Monsieur le Président,

Il a été présenté à la sanction du roi un décret du 1er de ce mois qui accorde à la dame Martin, épouse du sieur Lavarenne, une somme de 600 livres. Ce décret a été sanctionné le 8 et le lendemain j'ai adressé une expédition en forme de la loi à M. Amelot, administrateur de la caisse de l'extraordinaire. Ce décret charge la caisse de l'extraordinaire de payer la somme de 600 livres sur le fonds des 2 millions accordés par le décret du 17 février 1791 pour secours et gratifications.

M. Amelot m'observe que ces 2 millions sont à la disposition de MM. les commissaires de la trésorerie nationale et non de la caisse de l'extraordinaire.

Je prie donc l'Assemblée de vouloir bien prononcer sur cette rectification afin de me mettre à portée de faire profiter la dame Martin du bénéfice de la loi dont ses services et ses besoins pressants sollicitent la plus prompte exécution. (1)

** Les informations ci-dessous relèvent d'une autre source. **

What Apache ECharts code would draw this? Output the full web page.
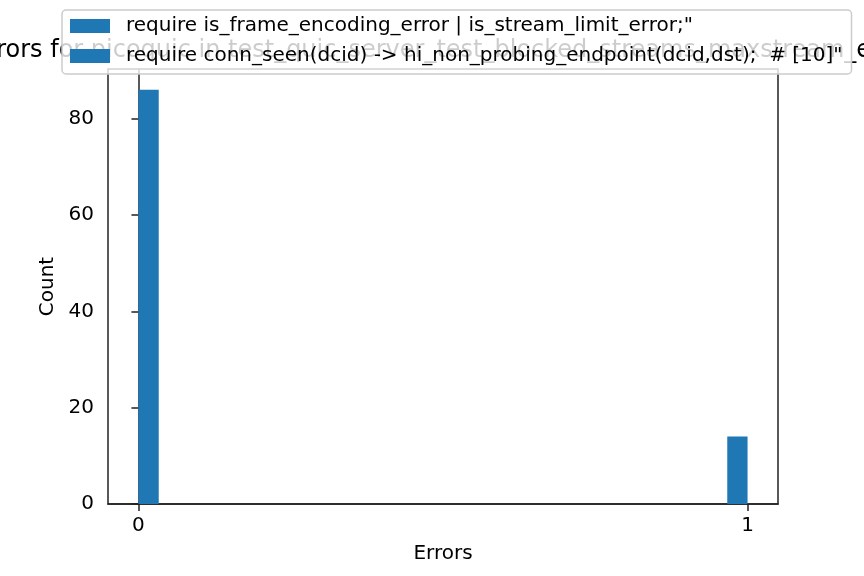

« Je suis avec respect etc.

"

Signé: DURANTHON. » (L'Assemblée décrète de passer à l'ordre du jour, attendu qu'il a été statué sur ces observations.)

6° Lettre du sieur Rovère et adresse de mille citoyens habitants du ci-devant Comtat et d'Avignon, pour dénoncer les assassinats commis, depuis le décret du 10 mai 1792, à Sainte-Cécile, Carpentras et Muzan, sur des patriotes, et pour demander justice.

(L'Assemblée renvoie cette lettre et cette adresse aux comités de pétition, de surveillance et des Douze réunis.)

7° Délibération du conseil général de la commune de Saint-Ouen-sur-Seine, qui dénonce le journal du sieur Pastel, comme contenant des faits calomnieux et incendiaires, au sujet de prétendues réunions suspectes de M. Nivernais, du roi, de la reine, etc.

(L'Assemblée renvoie cette délibération au comité de surveillance.)

8° Adresse du sieur Chaillot, de Prusse, qui offre de faire connaître un moyen de substituer, à l'usage du boulet rouge, un procédé plus simple, plus facile et d'un effet plus sûr.

(L'Assemblée renvoie cette adresse au comité militaire.)

9° Lettre de M. Roland, ministre de l'intérieur, suivie d'un état des 38 lois ou actes du Corps législatif, qu'il a adressés aux départements depuis le 31 mai jusqu'au 12 juin 1792.

(1) Archives nationales, Carton 151, dossier, n° 266. (2) La rectification demandée avait été faite à la séance du 10 juin. Voy. ci-dessus, page 57.